The Replacement ■ Episode 07
Ansible. Puppet. Chef. Salt. Terraform. All solving the same problem: how do I run the same commands on multiple machines?
Here is a thought: SSH already does that.
The Loop
#!/bin/sh
SERVERS="web1 web2 db1 db2 cache1"
for host in $SERVERS; do
ssh "$host" 'pkg upgrade -y && service nginx reload'
done
That is configuration management. Five lines. No framework. No YAML. No Python runtime on the target machine. Just a shell, a loop, and the protocol that has been shipping with every Unix system since 1999.
Idempotency
The usual objection arrives quickly. "But what about idempotency?" A fair question. Here is a fair answer:
ssh web1 'grep -q "worker_processes 4" /etc/nginx/nginx.conf || \
sed -i "" "s/worker_processes.*/worker_processes 4;/" /etc/nginx/nginx.conf && \
service nginx reload'
Only changes if needed. Only reloads if changed. Idempotent.
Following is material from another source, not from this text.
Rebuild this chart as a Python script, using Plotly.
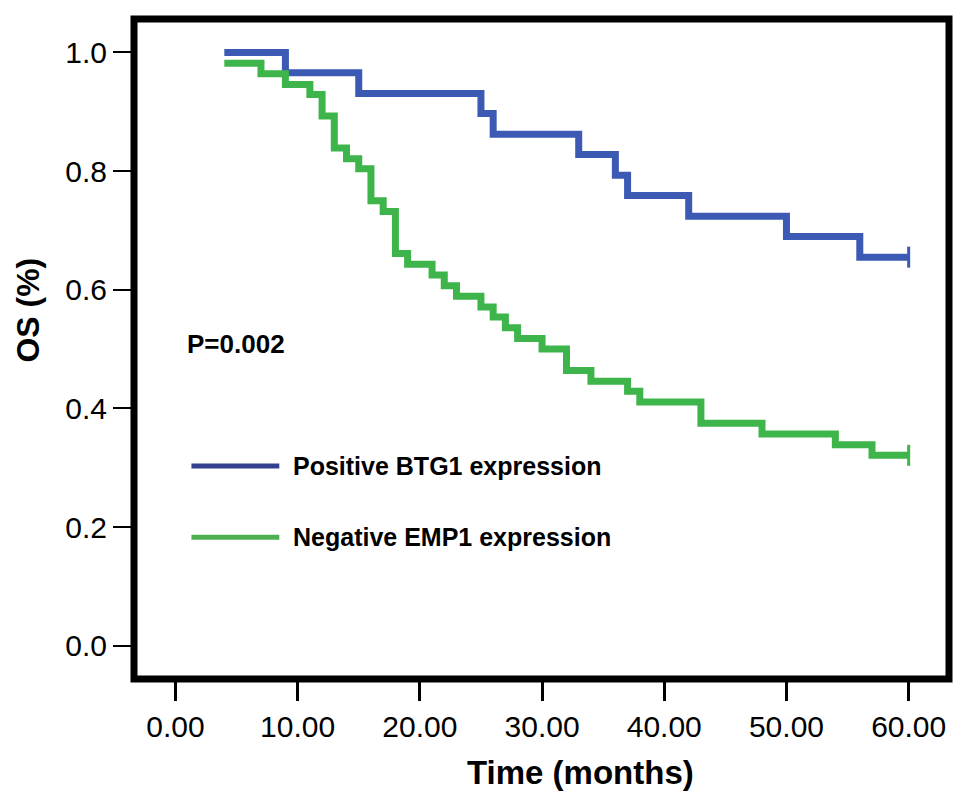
import plotly.graph_objects as go

# Kaplan-Meier data
blue_times = [4, 9, 15, 25, 26, 33, 36, 37, 42, 50, 56, 60]
blue_surv = [1.0, 0.966, 0.931, 0.897, 0.862, 0.828, 0.793, 0.759, 0.724, 0.690, 0.655, 0.655]

green_times = [4, 7, 9, 11, 12, 13, 14, 15, 16, 17, 18, 19, 21, 22, 23, 25, 26, 27, 28,
               30, 32, 34, 37, 38, 43, 48, 54, 57, 60]
green_surv = [0.982, 0.964, 0.946, 0.929, 0.893, 0.839, 0.821, 0.804, 0.750, 0.732, 0.661,
              0.643, 0.625, 0.607, 0.589, 0.571, 0.554, 0.536, 0.518, 0.500, 0.464, 0.446,
              0.429, 0.411, 0.375, 0.357, 0.339, 0.321, 0.321]

blue_label = "Positive BTG1 expression"
green_label = "Negative EMP1 expression"
x_ticks = [0, 10, 20, 30, 40, 50, 60]
y_ticks = [0.0, 0.2, 0.4, 0.6, 0.8, 1.0]

BLUE = "#3C5AB4"
GREEN = "#3DB54A"
LEG_BLUE = "#33408F"
LEG_GREEN = "#4CB050"
FONT = "Liberation Sans, Arial, sans-serif"

fig = go.Figure()
fig.add_trace(go.Scatter(x=blue_times, y=blue_surv, mode="lines", line=dict(color=BLUE, width=7, shape="hv"),
                         showlegend=False))
fig.add_trace(go.Scatter(x=green_times, y=green_surv, mode="lines", line=dict(color=GREEN, width=7, shape="hv"),
                         showlegend=False))
# censor marks at end
fig.add_trace(go.Scatter(x=[blue_times[-1]], y=[blue_surv[-1]], mode="markers",
                         marker=dict(symbol="line-ns", size=15, line=dict(color=BLUE, width=3)), showlegend=False))
fig.add_trace(go.Scatter(x=[green_times[-1]], y=[green_surv[-1]], mode="markers",
                         marker=dict(symbol="line-ns", size=15, line=dict(color=GREEN, width=3)), showlegend=False))

# frame
fig.add_shape(type="rect", xref="paper", yref="paper", x0=0, x1=1, y0=0, y1=1,
              line=dict(color="black", width=7), layer="above")

# legend (manual)
fig.add_shape(type="line", xref="x", yref="y", x0=1.31, x1=8.5, y0=0.303, y1=0.303,
              line=dict(color=LEG_BLUE, width=5))
fig.add_shape(type="line", xref="x", yref="y", x0=1.31, x1=8.5, y0=0.183, y1=0.183,
              line=dict(color=LEG_GREEN, width=5))
fig.add_annotation(x=9.45, y=0.303, xref="x", yref="y", text=blue_label, showarrow=False,
                   xanchor="left", yanchor="middle", font=dict(family=FONT, size=25, color="black", weight="bold"))
fig.add_annotation(x=9.45, y=0.183, xref="x", yref="y", text=green_label, showarrow=False,
                   xanchor="left", yanchor="middle", font=dict(family=FONT, size=25, color="black", weight="bold"))
fig.add_annotation(x=0.82, y=0.508, xref="x", yref="y", text="P=0.002", showarrow=False,
                   xanchor="left", yanchor="middle", font=dict(family=FONT, size=26, color="black", weight="bold"))

# axis titles
fig.add_annotation(x=-0.1306, y=0.559, xref="paper", yref="paper", text="OS (%)", showarrow=False,
                   textangle=-90, xanchor="center", yanchor="middle",
                   font=dict(family=FONT, size=32, color="black", weight="bold"))
fig.add_annotation(x=0.5475, y=-0.1423, xref="paper", yref="paper", text="Time (months)", showarrow=False,
                   xanchor="center", yanchor="middle",
                   font=dict(family=FONT, size=33, color="black", weight="bold"))

fig.update_xaxes(range=[-3.39, 63.3], tickvals=x_ticks, tickformat=".2f", showgrid=False, zeroline=False,
                 showline=False, ticks="outside", ticklen=21, tickwidth=3, tickcolor="black",
                 tickfont=dict(family=FONT, size=30, color="black"))
fig.update_yaxes(range=[-0.056, 1.0564], tickvals=y_ticks, tickformat=".1f", showgrid=False, zeroline=False,
                 showline=False, ticks="outside", ticklen=20, tickwidth=2, tickcolor="black",
                 tickfont=dict(family=FONT, size=30, color="black"))

# page body has an 8px margin: compensate so the plot area lands where the reference has it
fig.update_layout(width=961, height=795, margin=dict(l=125.5, r=20, t=10.5, b=124, autoexpand=False),
                  plot_bgcolor="white", paper_bgcolor="white", showlegend=False)

fig.write_html("out.html")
No module system required. The tools are grep,
sed, and a conditional. Available since the
1970s.
State Management
#!/bin/sh
# deploy.sh
set -e
for host in $SERVERS; do
echo "=== $host ==="
scp configs/nginx.conf "$host":/etc/nginx/nginx.conf
scp configs/rc.conf "$host":/etc/rc.conf
ssh "$host" 'service nginx configtest && service nginx reload'
done
The state lives in your git repository. The configs/
folder. Version controlled. Diffable. Auditable. No inventory
plugin. No state file. No backend configuration. Git is the
backend.
Secrets
# Encrypt with age (single binary, no GPG complexity)
age -r age1ql3z7hjy... secret.txt > secret.txt.age
# Decrypt on target
scp secret.txt.age "$host":~
ssh "$host" 'age -d -i ~/.age/key.txt secret.txt.age > /etc/secret.txt'
age, written by Filippo Valsorda in 2019. One binary. No key servers. No web of trust. No GPG configuration odyssey. Or use ssh-agent forwarding. The tooling exists.
Parallel Execution
#!/bin/sh
for host in $SERVERS; do
ssh "$host" 'pkg upgrade -y' &
done
wait
echo "All done."
Background jobs. The ampersand. Available since 1971. No task runner. No worker pool library. The shell has had concurrency longer than most programming languages have existed.
What Ansible Actually Gives You
YAML syntax (a debatable improvement over shell). Inventory files (a text file with hostnames). Modules (shell commands with extra steps). Playbooks (shell scripts with extra steps). Galaxy (dependencies with extra steps).
What you give Ansible: Python on every target machine. A domain-specific language to learn. YAML indentation errors to debug. Tasks that run every time despite being marked "changed." Module version compatibility issues between releases.
The Honest Caveat
"But we have 500 servers across 3 continents!" Then you need Ansible. Possibly Terraform. Maybe even Kubernetes. Terribly sorry, this article is not for you.
But if you are managing five servers? Ten? A small startup?
A personal lab? You do not need configuration management
software. You need ssh, a for loop,
and configs in git.
The tools are not complicated. We just convinced ourselves they must be.